I don’t talk so much on the phone these days. I don’t like to, I get bored after 5-10 minutes. But I miss talking to you twice a day, minimum half an hour each, during the study holidays, discussing anything but studies. Remember how we used to strike a deal? “One call you make, the next time, I’ll call.” I pestered mom and dad to get me an Airtel connection saying that call rates to other Airtel numbers would be less, so I won’t use the landline to call you. I used to end up messaging you, calling you from the cell, and then again call you from the landline to check whether you got my message or not and why you missed my call. What a pain I was, no? And I still remember calling you at midnight, petrified, scared out of my wits and emotionally drained. But you heard me out. You consoled me and told me to go to sleep, more so because you yourself wanted to sleep. :) I really missed you in the last two years, when, you know, all that crap happened.

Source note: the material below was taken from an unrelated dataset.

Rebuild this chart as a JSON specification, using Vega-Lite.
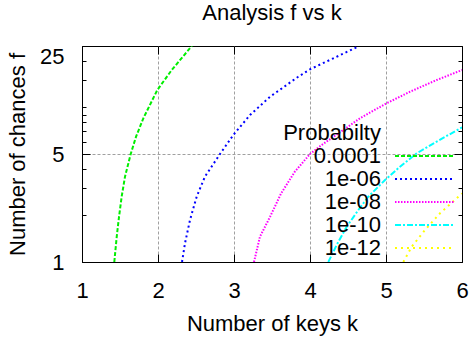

You know how I like to correct others’ grammar, don’t you? But it doesn’t give me as much pleasure as it used to when I pulled your ear and you yelped out “Ok ok!! HAVE to, not WANT to. Got it!!!”, muttering abuses at me under your breath. Do you do that to your students now? :) Every time I get into a bus, I remember how we used to sit on the side seat in a bus and create a ruckus, so much that by the time we got down, the rest of the passengers heaved a rather audible sigh of relief.
Has it really been that long? Today, when my phone pinged the arrival of your husband’s message “Sreedevi and me blessed with a baby boy”, my eyes filled up. I could not contain my joy. My dear Sree, who only I have the license to call ‘Shree’, had become a mother. You, who used to roam around the city with me, checking out guys and eating mutton cutlet and French fries at Oasis in Saphalyam Complex, had become a mother. At an age where I still can’t handle the idea of marriage, you had actually gone through labour pains and brought a tiny little person into the world. My love and respect for you has just multiplied. I know we have grown a little apart from each other over time, what with being in different states and jobs and, in your case, a husband and all, but each time I call you, it’s as though we just spoke last night about catching a movie the next day or complaining about the stupid essayists who’re ruining our sleep.
Congrats, brand-new mommy. You have a lot on your hands now. You have a new person to look after. Just don’t forget that this friend of yours loves you a lot, and still wishes to go back in time and relive those carefree days, when we never ran out of topics to talk about and missed each other even on weekends. I hope your little bundle of joy brings as much happiness into your life as you brought into mine.